Розамунда взяла пергамент. Торопливым, но отчетливым почерком на французском языке на нем стояло: «Меч храбреца. Если он умер, заройте оружие вместе с ним. Если же он, как я надеюсь, остался, жив, верните ему меч. Мой господин пожелал бы оказать такую честь храброму врагу, которого, если он жив, он, может быть, встретит когда-либо». Подпись: «Гюг Лозель или другой».
– Значит, «другой», – сказал Годвин, – потому что Лозель не умеет писать, а если бы и умел, то никогда не начертал бы таких рыцарских слов.

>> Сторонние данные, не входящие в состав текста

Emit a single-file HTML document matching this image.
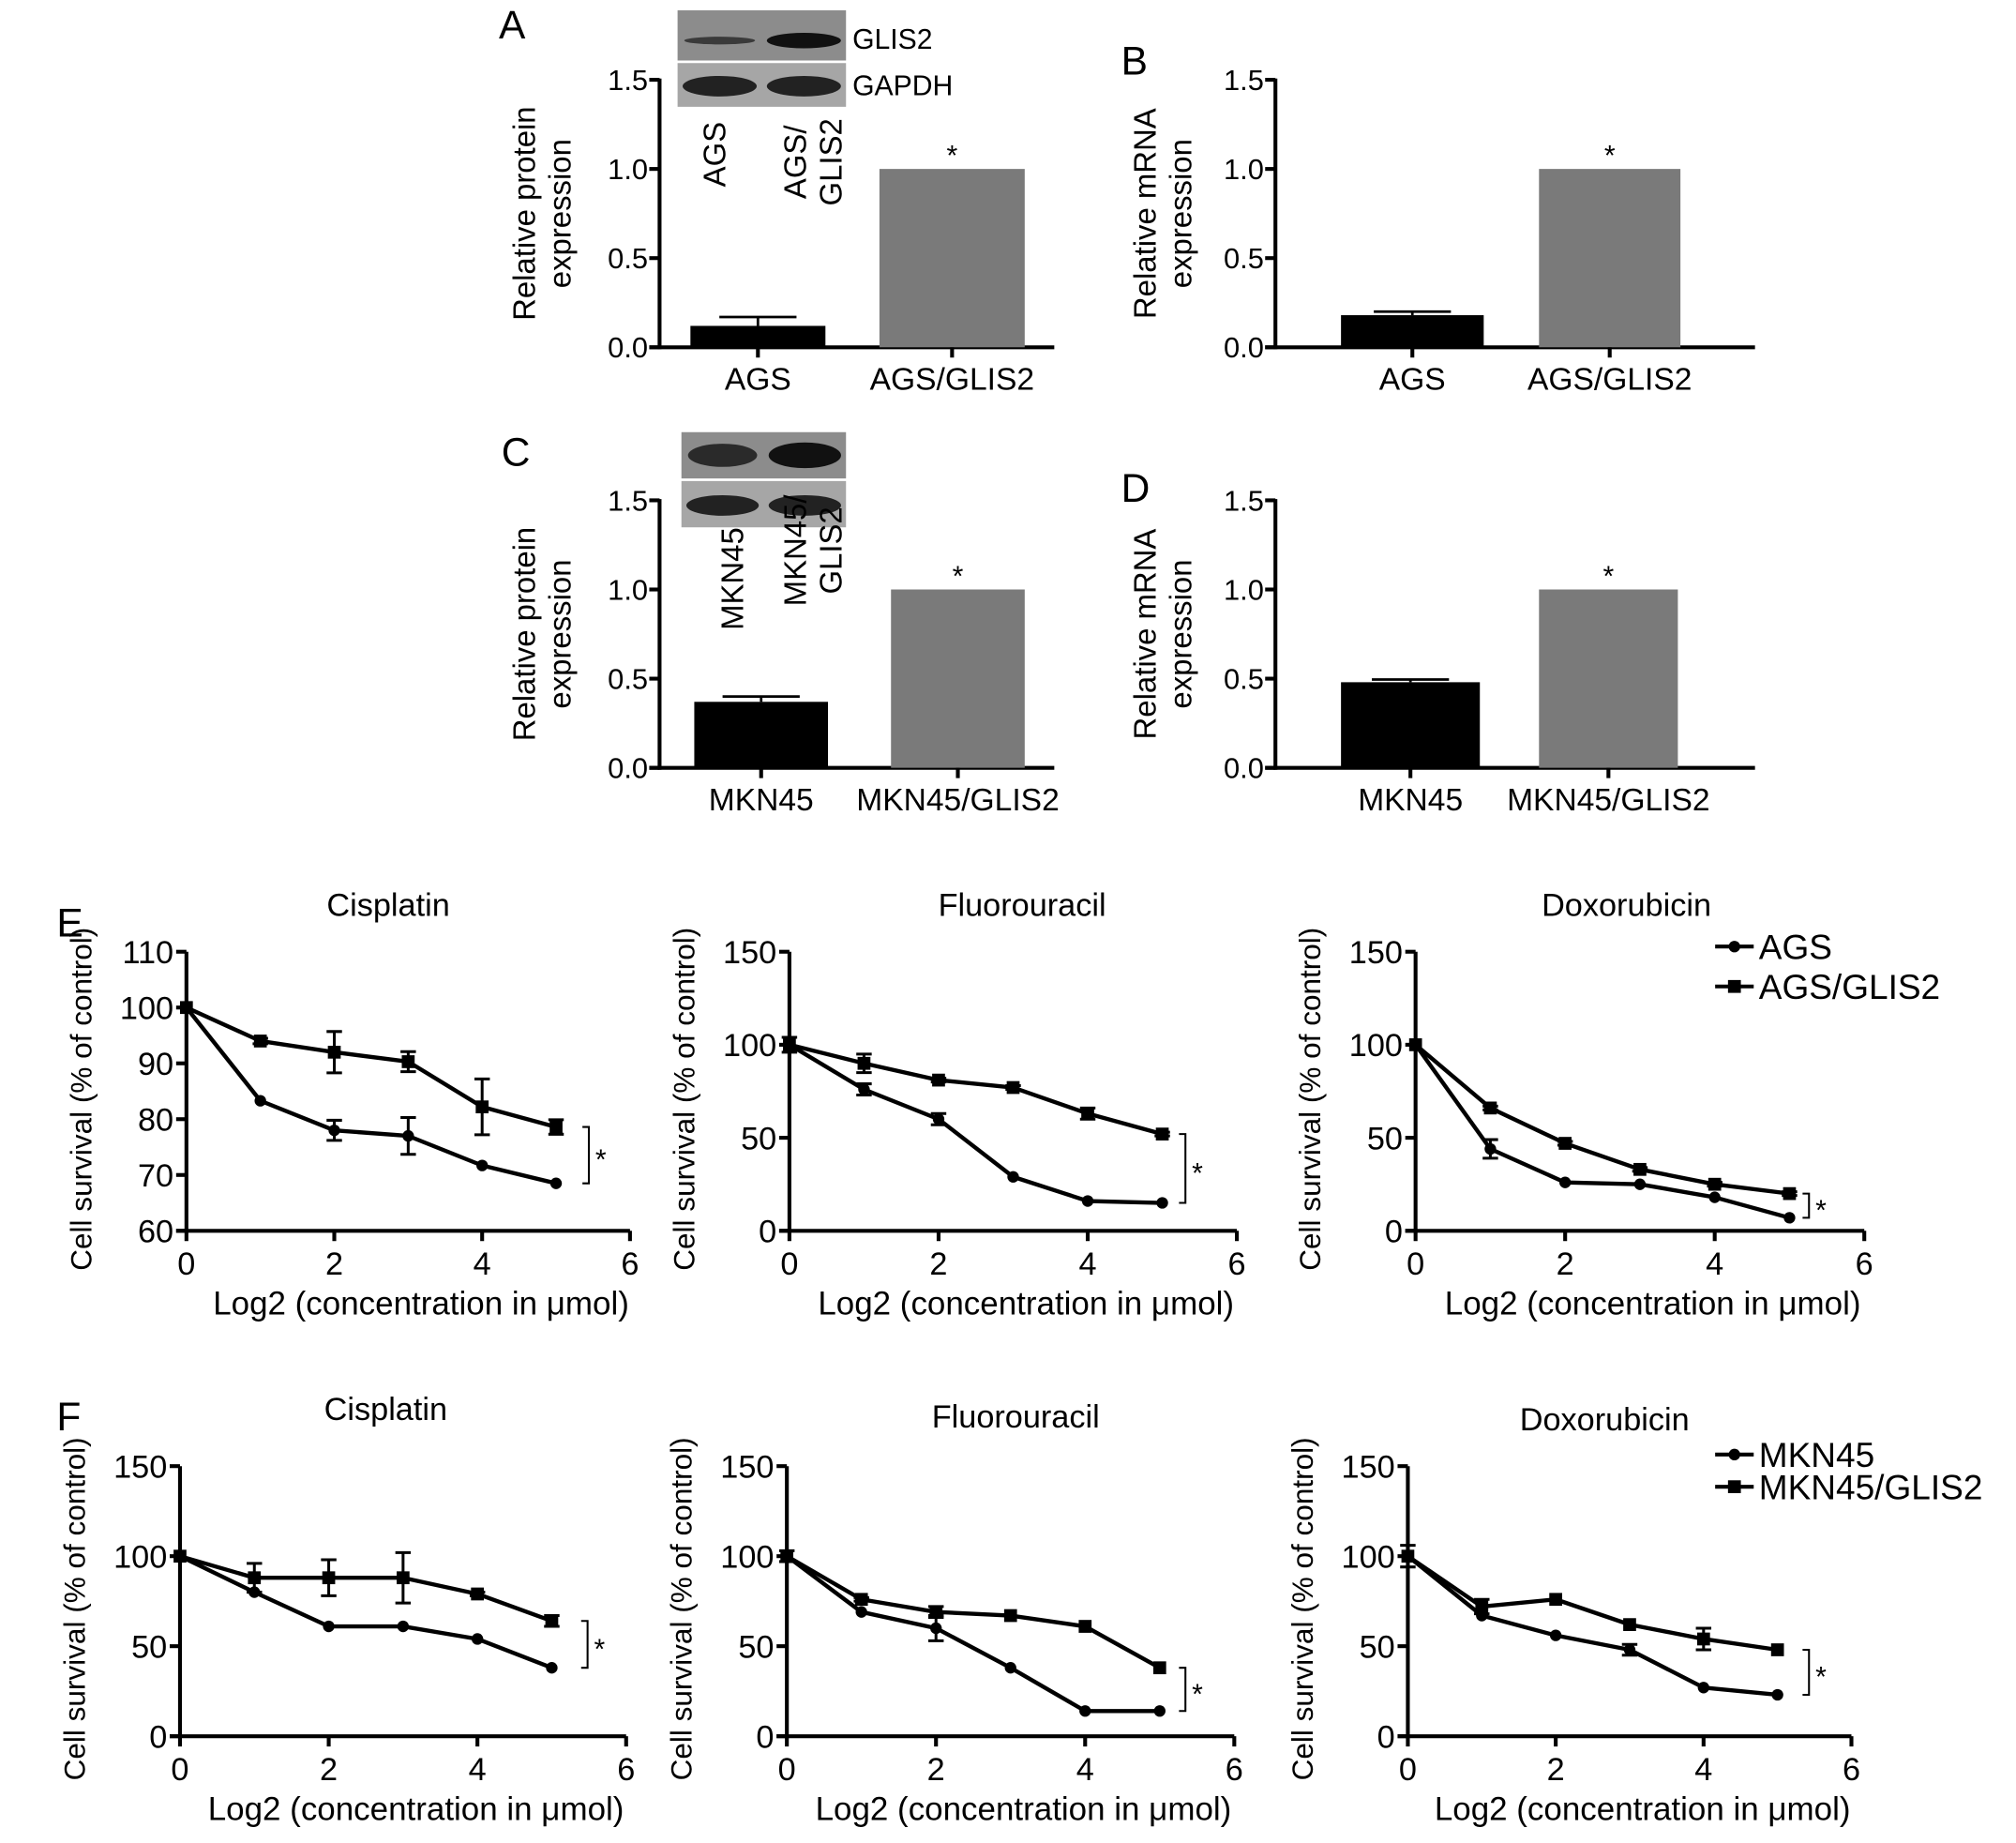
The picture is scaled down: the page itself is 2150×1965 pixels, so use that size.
<!DOCTYPE html>
<html><head><meta charset="utf-8"><style>
html,body{margin:0;padding:0;background:#fff;}
svg{display:block;font-family:"Liberation Sans",Arial,sans-serif;}
</style></head><body>
<svg id="fig" width="2150" height="1965" viewBox="0 0 1568 1433" xmlns="http://www.w3.org/2000/svg">
<rect x="0" y="0" width="1568" height="1433" fill="#fff"/>
<g id="root"></g>
</svg>
<script>
// ---- Bar panel data ----
const barPanelNames = ["A","B","C","D"];
const barCatsA = ["AGS","AGS/GLIS2"];
const barCatsC = ["MKN45","MKN45/GLIS2"];
const barValsA = [0.12, 1.0];
const barErrA = [0.05, 0];
const barValsB = [0.18, 1.0];
const barErrB = [0.02, 0];
const barValsC = [0.37, 1.0];
const barErrC = [0.03, 0];
const barValsD = [0.48, 1.0];
const barErrD = [0.015, 0];
const barTicks = [0, 0.5, 1.0, 1.5];
const barTickLabels = ["0.0","0.5","1.0","1.5"];

// ---- Line panel data ----
const xVals = [0,1,2,3,4,5];
const xTicks = [0,2,4,6];
const eCisAGS = [100,83.3,78,77,71.7,68.5];
const eCisAGSerr = [0,0,1.8,3.3,0,0];
const eCisGL = [100,94,92,90.3,82.2,78.6];
const eCisGLerr = [0,0.5,3.7,1.8,5,1.3];
const eFluAGS = [100,76,60,29,16,15];
const eFluAGSerr = [0,3,3,0,0,0];
const eFluGL = [100,90,81,77,63,52];
const eFluGLerr = [4,5,1,1,3,1];
const eDoxAGS = [100,44,26,25,18,7];
const eDoxAGSerr = [0,5,0,0,0,0];
const eDoxGL = [100,66,47,33,25,20];
const eDoxGLerr = [0,1,1,1,1,1];
const fCisAGS = [100,80,61,61,54,38];
const fCisAGSerr = [0,0,0,0,0,0];
const fCisGL = [100,88,88,88,79,64];
const fCisGLerr = [0,8,10,14,1,3];
const fFluAGS = [100,69,60,38,14,14];
const fFluAGSerr = [0,0,7,0,0,0];
const fFluGL = [100,76,69,67,61,38];
const fFluGLerr = [3,1,3,0,0,0];
const fDoxAGS = [100,67,56,48,27,23];
const fDoxAGSerr = [0,0,0,3,0,0];
const fDoxGL = [100,72,76,62,54,48];
const fDoxGLerr = [6,4,0,0,6,0];
const yTicksCis = [60,70,80,90,100,110];
const yTicks150 = [0,50,100,150];

const NS="http://www.w3.org/2000/svg";
const root=document.getElementById('root');
function mk(tag,attrs,parent,text){const e=document.createElementNS(NS,tag);for(const k in attrs)e.setAttribute(k,attrs[k]);if(text!==undefined)e.textContent=text;(parent||root).appendChild(e);return e;}

function letter(t,x,y){const e=mk('text',{x:x,y:y,'font-size':31},root,t);

}

function rotText(lines,x,cy,size,name){
  const g=mk('g',{});
  
  
  lines.forEach((l,i)=>{mk('text',{x:0,y:0,'font-size':size,'text-anchor':'middle',transform:`translate(${x+i*size*1.15},${cy}) rotate(-90)`},g,l);});
}

function barPanel(o){
  const g=mk('g',{});
  
  
  const y=v=>o.y0+(o.y1-o.y0)*(v/1.5);
  mk('line',{x1:o.ax,y1:o.y1-1,x2:o.ax,y2:o.y0+1.5,stroke:'#000','stroke-width':3},g);
  mk('line',{x1:o.ax-8,y1:o.y0,x2:o.xend,y2:o.y0,stroke:'#000','stroke-width':3},g);
  barTicks.forEach((t,i)=>{
    mk('line',{x1:o.ax-8,y1:y(t),x2:o.ax,y2:y(t),stroke:'#000','stroke-width':3},g);
    const tl=mk('text',{x:o.ax-9,y:y(t)+8,'font-size':22.5,'text-anchor':'end'},g,barTickLabels[i]);
    
    
  });
  o.vals.forEach((v,i)=>{
    const [bx0,bx1]=o.bars[i];
    const r=mk('rect',{x:bx0,y:y(v),width:bx1-bx0,height:o.y0-y(v),fill:i===0?'#000':'#7a7a7a'},g);
    
    
    const cx=(bx0+bx1)/2;
    if(o.err[i]>0){
      mk('line',{x1:cx,y1:y(v),x2:cx,y2:y(v+o.err[i]),stroke:'#000','stroke-width':2},g);
      mk('line',{x1:cx-30,y1:y(v+o.err[i]),x2:cx+30,y2:y(v+o.err[i]),stroke:'#000','stroke-width':2},g);
    }
    mk('line',{x1:cx,y1:o.y0,x2:cx,y2:o.y0+8,stroke:'#000','stroke-width':3},g);
    const lb=mk('text',{x:cx,y:o.y0+33,'font-size':24.5,'text-anchor':'middle'},g,o.cats[i]);
    
    
  });
  const cx2=(o.bars[1][0]+o.bars[1][1])/2;
  mk('text',{x:cx2,y:y(o.vals[1])-3,'font-size':22,'text-anchor':'middle'},g,'*');
  rotText(o.title,o.tx,(o.y0+o.y1)/2,24,'y-axis-title');
}

function blot(x0,y0,x1,y1,mid,strong){
  const g=mk('g',{});
  
  
  mk('rect',{x:x0,y:y0,width:x1-x0,height:mid-y0,fill:'#8c8c8c'},g);
  mk('rect',{x:x0,y:mid+2,width:x1-x0,height:y1-mid-2,fill:'#a6a6a6'},g);
  const w=(x1-x0)/2;
  const b1=(mid+y0)/2+(strong?4:0);
  mk('ellipse',{cx:x0+w*0.5,cy:b1,rx:w*0.42,ry:strong?3:9,fill:strong?'#3a3a3a':'#2a2a2a'},g);
  mk('ellipse',{cx:x0+w*1.5,cy:b1,rx:w*0.44,ry:strong?6:10,fill:'#111'},g);
  const b2=(mid+y1)/2+2;
  mk('ellipse',{cx:x0+w*0.5,cy:b2,rx:w*0.44,ry:8,fill:'#222'},g);
  mk('ellipse',{cx:x0+w*1.5,cy:b2,rx:w*0.44,ry:8,fill:'#222'},g);
}

// Bar panels
barPanel({id:'A',ax:513,y0:270,y1:62,xend:820,bars:[[537,642],[684,797]],vals:barValsA,err:barErrA,cats:barCatsA,title:['Relative protein','expression'],tx:416});
barPanel({id:'B',ax:992,y0:270,y1:62,xend:1365,bars:[[1043,1154],[1197,1307]],vals:barValsB,err:barErrB,cats:barCatsA,title:['Relative mRNA','expression'],tx:899});
barPanel({id:'C',ax:513,y0:597,y1:389,xend:820,bars:[[540,644],[693,797]],vals:barValsC,err:barErrC,cats:barCatsC,title:['Relative protein','expression'],tx:416});
barPanel({id:'D',ax:992,y0:597,y1:389,xend:1365,bars:[[1043,1151],[1197,1305]],vals:barValsD,err:barErrD,cats:barCatsC,title:['Relative mRNA','expression'],tx:899});
blot(527,8,658,83,47,true);
mk('text',{x:663,y:38,'font-size':22},root,'GLIS2');
mk('text',{x:663,y:74,'font-size':22},root,'GAPDH');
rotText(['AGS'],564,120,24,'blot-lane-label');
rotText(['AGS/','GLIS2'],627,126,24,'blot-lane-label');
blot(530,336,658,410,372,false);
rotText(['MKN45'],578,450,24,'blot-lane-label');
rotText(['MKN45/','GLIS2'],627,428,24,'blot-lane-label');
letter('A',388,30);letter('B',872,58);letter('C',390,362);letter('D',872,390);letter('E',44,728);letter('F',44,1112);

function linePanel(o){
  const g=mk('g',{});
  
  
  const ymin=o.yt[0],ymax=o.yt[o.yt.length-1];
  const X=v=>o.ax+(o.xe-o.ax)*v/6;
  const Y=v=>o.y0+(o.y1-o.y0)*(v-ymin)/(ymax-ymin);
  mk('line',{x1:o.ax,y1:o.y1,x2:o.ax,y2:o.y0+1.5,stroke:'#000','stroke-width':3},g);
  mk('line',{x1:o.ax-8,y1:o.y0,x2:o.xe,y2:o.y0,stroke:'#000','stroke-width':3},g);
  o.yt.forEach(t=>{
    mk('line',{x1:o.ax-8,y1:Y(t),x2:o.ax,y2:Y(t),stroke:'#000','stroke-width':3},g);
    const tl=mk('text',{x:o.ax-10,y:Y(t)+9,'font-size':25,'text-anchor':'end'},g,String(t));
    
    
  });
  xTicks.forEach(t=>{
    mk('line',{x1:X(t),y1:o.y0,x2:X(t),y2:o.y0+8,stroke:'#000','stroke-width':3},g);
    const tl=mk('text',{x:X(t),y:o.y0+34,'font-size':25,'text-anchor':'middle'},g,String(t));
    
    
  });
  const xt=mk('text',{x:(o.ax+o.xe)/2+10,y:o.y0+65,'font-size':25.5,'text-anchor':'middle'},g,'Log2 (concentration in \u03bcmol)');
  
  
  const tt=mk('text',{x:o.tcx,y:o.ty,'font-size':25,'text-anchor':'middle'},g,o.title);
  
  
  rotText(['Cell survival (% of control)'],o.ax-74,(o.y0+o.y1)/2+6,23,'y-axis-title');
  [[o.s1,o.e1,'circle','series-parental'],[o.s2,o.e2,'square','series-glis2']].forEach(([s,e,m,nm])=>{
    const sg=mk('g',{},g);
    
    
    mk('polyline',{points:s.map((v,i)=>X(xVals[i])+','+Y(v)).join(' '),fill:'none',stroke:'#000','stroke-width':3.2,'stroke-linejoin':'round'},sg);
    s.forEach((v,i)=>{
      const cx=X(xVals[i]),cy=Y(v);
      if(e[i]>0){
        mk('line',{x1:cx,y1:Y(v-e[i]),x2:cx,y2:Y(v+e[i]),stroke:'#000','stroke-width':2.2},sg);
        mk('line',{x1:cx-6,y1:Y(v+e[i]),x2:cx+6,y2:Y(v+e[i]),stroke:'#000','stroke-width':2.2},sg);
        mk('line',{x1:cx-6,y1:Y(v-e[i]),x2:cx+6,y2:Y(v-e[i]),stroke:'#000','stroke-width':2.2},sg);
      }
      const mark = m==='circle'?mk('circle',{cx:cx,cy:cy,r:4.5,fill:'#000'},sg):mk('rect',{x:cx-5,y:cy-5,width:10,height:10,fill:'#000'},sg);
      
      
    });
  });
  const hi=Y(o.s2[5]),lo=Y(o.s1[5]);
  mk('polyline',{points:`${o.bx-5},${hi} ${o.bx},${hi} ${o.bx},${lo} ${o.bx-5},${lo}`,fill:'none',stroke:'#000','stroke-width':1.5},g);
  mk('text',{x:o.bx+5,y:(hi+lo)/2+11,'font-size':22},g,'*');
}

linePanel({name:'e-cisplatin',ax:145,xe:490,y0:957,y1:740,yt:yTicksCis,title:'Cisplatin',tcx:302,ty:712,s1:eCisAGS,e1:eCisAGSerr,s2:eCisGL,e2:eCisGLerr,bx:458});
linePanel({name:'e-fluorouracil',ax:614,xe:962,y0:957,y1:740,yt:yTicks150,title:'Fluorouracil',tcx:795,ty:712,s1:eFluAGS,e1:eFluAGSerr,s2:eFluGL,e2:eFluGLerr,bx:922});
linePanel({name:'e-doxorubicin',ax:1101,xe:1450,y0:957,y1:740,yt:yTicks150,title:'Doxorubicin',tcx:1265,ty:712,s1:eDoxAGS,e1:eDoxAGSerr,s2:eDoxGL,e2:eDoxGLerr,bx:1407});
linePanel({name:'f-cisplatin',ax:140,xe:487,y0:1350,y1:1140,yt:yTicks150,title:'Cisplatin',tcx:300,ty:1104,s1:fCisAGS,e1:fCisAGSerr,s2:fCisGL,e2:fCisGLerr,bx:457});
linePanel({name:'f-fluorouracil',ax:612,xe:960,y0:1350,y1:1140,yt:yTicks150,title:'Fluorouracil',tcx:790,ty:1110,s1:fFluAGS,e1:fFluAGSerr,s2:fFluGL,e2:fFluGLerr,bx:922});
linePanel({name:'f-doxorubicin',ax:1095,xe:1440,y0:1350,y1:1140,yt:yTicks150,title:'Doxorubicin',tcx:1248,ty:1112,s1:fDoxAGS,e1:fDoxAGSerr,s2:fDoxGL,e2:fDoxGLerr,bx:1407});

function legend(x,y,labels,size,gap){
  const g=mk('g',{});
  
  
  labels.forEach((l,i)=>{
    const yy=y+i*gap;
    const e=mk('g',{},g);
    
    
    mk('line',{x1:x,y1:yy,x2:x+30,y2:yy,stroke:'#000','stroke-width':3},e);
    if(i===0) mk('circle',{cx:x+15,cy:yy,r:4.5,fill:'#000'},e); else mk('rect',{x:x+10,y:yy-5,width:10,height:10,fill:'#000'},e);
    mk('text',{x:x+34,y:yy+size*0.36,'font-size':size},e,l);
  });
}
legend(1334,736,['AGS','AGS/GLIS2'],27,31);
legend(1334,1131,['MKN45','MKN45/GLIS2'],27,25);
</script>
</body></html>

– Может быть, слова эти звучат по-рыцарски, но деяния писавшего были достаточно низки, – возразил сэр Эндрю. – Поистине, я не понимаю этого письма.
– Переводчик называл своим господином низкорослого человека, – заметил Вульф.
– Да, племянник, но ведь вы его видели, а в пергаменте говорится о господине, которого Годвин может увидеть, о господине, который мог бы пожелать, чтобы пишущий оказал честь раненому или павшему противнику.